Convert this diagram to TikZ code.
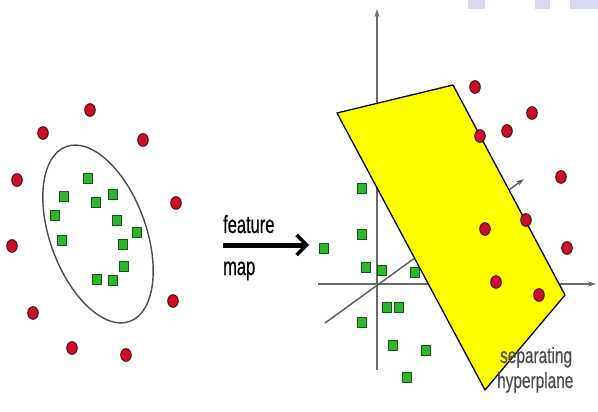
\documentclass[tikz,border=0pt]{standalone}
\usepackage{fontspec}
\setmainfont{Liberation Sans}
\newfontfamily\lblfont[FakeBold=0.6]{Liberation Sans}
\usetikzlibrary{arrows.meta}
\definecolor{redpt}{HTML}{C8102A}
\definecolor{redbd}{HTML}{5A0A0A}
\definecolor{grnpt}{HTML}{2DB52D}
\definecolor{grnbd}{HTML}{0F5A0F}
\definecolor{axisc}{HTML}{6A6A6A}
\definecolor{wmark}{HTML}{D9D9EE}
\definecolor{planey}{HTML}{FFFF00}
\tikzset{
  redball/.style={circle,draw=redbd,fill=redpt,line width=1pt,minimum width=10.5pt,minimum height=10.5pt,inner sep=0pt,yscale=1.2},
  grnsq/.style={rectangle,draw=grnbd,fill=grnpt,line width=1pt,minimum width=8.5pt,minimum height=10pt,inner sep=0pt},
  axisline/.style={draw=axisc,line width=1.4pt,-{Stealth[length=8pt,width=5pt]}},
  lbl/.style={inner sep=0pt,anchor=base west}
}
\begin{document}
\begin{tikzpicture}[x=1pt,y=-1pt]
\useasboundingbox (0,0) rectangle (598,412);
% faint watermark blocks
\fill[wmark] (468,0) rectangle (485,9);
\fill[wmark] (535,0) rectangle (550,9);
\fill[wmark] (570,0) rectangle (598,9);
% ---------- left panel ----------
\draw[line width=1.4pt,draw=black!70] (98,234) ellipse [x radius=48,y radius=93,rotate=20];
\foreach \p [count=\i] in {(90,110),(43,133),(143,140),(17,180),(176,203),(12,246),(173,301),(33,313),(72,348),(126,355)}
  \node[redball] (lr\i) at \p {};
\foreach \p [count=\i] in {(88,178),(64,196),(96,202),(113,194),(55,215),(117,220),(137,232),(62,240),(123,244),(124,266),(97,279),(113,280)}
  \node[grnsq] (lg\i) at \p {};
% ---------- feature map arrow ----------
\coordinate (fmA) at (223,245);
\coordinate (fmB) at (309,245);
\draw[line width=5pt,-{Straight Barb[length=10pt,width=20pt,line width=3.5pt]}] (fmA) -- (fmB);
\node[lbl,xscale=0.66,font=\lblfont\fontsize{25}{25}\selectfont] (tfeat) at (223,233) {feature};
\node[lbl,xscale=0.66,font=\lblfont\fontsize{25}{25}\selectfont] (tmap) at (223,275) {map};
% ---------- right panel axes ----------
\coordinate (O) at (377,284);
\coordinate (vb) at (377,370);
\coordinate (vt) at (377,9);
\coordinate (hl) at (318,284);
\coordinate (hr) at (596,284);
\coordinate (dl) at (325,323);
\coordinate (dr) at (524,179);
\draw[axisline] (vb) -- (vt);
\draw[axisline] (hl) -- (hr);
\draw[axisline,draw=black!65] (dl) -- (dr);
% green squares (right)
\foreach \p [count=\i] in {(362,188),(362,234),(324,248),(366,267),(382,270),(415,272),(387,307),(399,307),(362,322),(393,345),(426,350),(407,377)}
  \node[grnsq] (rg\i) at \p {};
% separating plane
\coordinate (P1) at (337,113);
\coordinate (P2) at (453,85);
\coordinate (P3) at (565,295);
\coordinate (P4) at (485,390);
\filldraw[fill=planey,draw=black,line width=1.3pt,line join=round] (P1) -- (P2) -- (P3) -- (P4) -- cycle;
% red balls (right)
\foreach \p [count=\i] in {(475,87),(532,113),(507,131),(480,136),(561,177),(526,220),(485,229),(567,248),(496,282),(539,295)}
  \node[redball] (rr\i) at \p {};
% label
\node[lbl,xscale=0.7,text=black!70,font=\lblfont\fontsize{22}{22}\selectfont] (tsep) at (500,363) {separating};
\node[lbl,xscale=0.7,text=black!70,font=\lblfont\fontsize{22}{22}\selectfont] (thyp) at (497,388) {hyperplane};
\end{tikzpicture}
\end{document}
::::::::
_Given request:_
Leave the pictures out and copy the rest of the data exactly.

_Task result:_
Convert this diagram to TikZ code.
\documentclass[tikz,border=0pt]{standalone}
\usepackage{fontspec}
\setmainfont{Liberation Sans}
\newfontfamily\lblfont[FakeBold=0.6]{Liberation Sans}
\usetikzlibrary{arrows.meta}
\definecolor{redpt}{HTML}{C8102A}
\definecolor{redbd}{HTML}{5A0A0A}
\definecolor{grnpt}{HTML}{2DB52D}
\definecolor{grnbd}{HTML}{0F5A0F}
\definecolor{axisc}{HTML}{6A6A6A}
\definecolor{wmark}{HTML}{D9D9EE}
\definecolor{planey}{HTML}{FFFF00}
\tikzset{
  redball/.style={circle,draw=redbd,fill=redpt,line width=1pt,minimum width=10.5pt,minimum height=10.5pt,inner sep=0pt,yscale=1.2},
  grnsq/.style={rectangle,draw=grnbd,fill=grnpt,line width=1pt,minimum width=8.5pt,minimum height=10pt,inner sep=0pt},
  axisline/.style={draw=axisc,line width=1.4pt,-{Stealth[length=8pt,width=5pt]}},
  lbl/.style={inner sep=0pt,anchor=base west}
}
\begin{document}
\begin{tikzpicture}[x=1pt,y=-1pt]
\useasboundingbox (0,0) rectangle (598,412);
% faint watermark blocks
\fill[wmark] (468,0) rectangle (485,9);
\fill[wmark] (535,0) rectangle (550,9);
\fill[wmark] (570,0) rectangle (598,9);
% ---------- left panel ----------
\draw[line width=1.4pt,draw=black!70] (98,234) ellipse [x radius=48,y radius=93,rotate=20];
\foreach \p [count=\i] in {(90,110),(43,133),(143,140),(17,180),(176,203),(12,246),(173,301),(33,313),(72,348),(126,355)}
  \node[redball] (lr\i) at \p {};
\foreach \p [count=\i] in {(88,178),(64,196),(96,202),(113,194),(55,215),(117,220),(137,232),(62,240),(123,244),(124,266),(97,279),(113,280)}
  \node[grnsq] (lg\i) at \p {};
% ---------- feature map arrow ----------
\coordinate (fmA) at (223,245);
\coordinate (fmB) at (309,245);
\draw[line width=5pt,-{Straight Barb[length=10pt,width=20pt,line width=3.5pt]}] (fmA) -- (fmB);
\node[lbl,xscale=0.66,font=\lblfont\fontsize{25}{25}\selectfont] (tfeat) at (223,233) {feature};
\node[lbl,xscale=0.66,font=\lblfont\fontsize{25}{25}\selectfont] (tmap) at (223,275) {map};
% ---------- right panel axes ----------
\coordinate (O) at (377,284);
\coordinate (vb) at (377,370);
\coordinate (vt) at (377,9);
\coordinate (hl) at (318,284);
\coordinate (hr) at (596,284);
\coordinate (dl) at (325,323);
\coordinate (dr) at (524,179);
\draw[axisline] (vb) -- (vt);
\draw[axisline] (hl) -- (hr);
\draw[axisline,draw=black!65] (dl) -- (dr);
% green squares (right)
\foreach \p [count=\i] in {(362,188),(362,234),(324,248),(366,267),(382,270),(415,272),(387,307),(399,307),(362,322),(393,345),(426,350),(407,377)}
  \node[grnsq] (rg\i) at \p {};
% separating plane
\coordinate (P1) at (337,113);
\coordinate (P2) at (453,85);
\coordinate (P3) at (565,295);
\coordinate (P4) at (485,390);
\filldraw[fill=planey,draw=black,line width=1.3pt,line join=round] (P1) -- (P2) -- (P3) -- (P4) -- cycle;
% red balls (right)
\foreach \p [count=\i] in {(475,87),(532,113),(507,131),(480,136),(561,177),(526,220),(485,229),(567,248),(496,282),(539,295)}
  \node[redball] (rr\i) at \p {};
% label
\node[lbl,xscale=0.7,text=black!70,font=\lblfont\fontsize{22}{22}\selectfont] (tsep) at (500,363) {separating};
\node[lbl,xscale=0.7,text=black!70,font=\lblfont\fontsize{22}{22}\selectfont] (thyp) at (497,388) {hyperplane};
\end{tikzpicture}
\end{document}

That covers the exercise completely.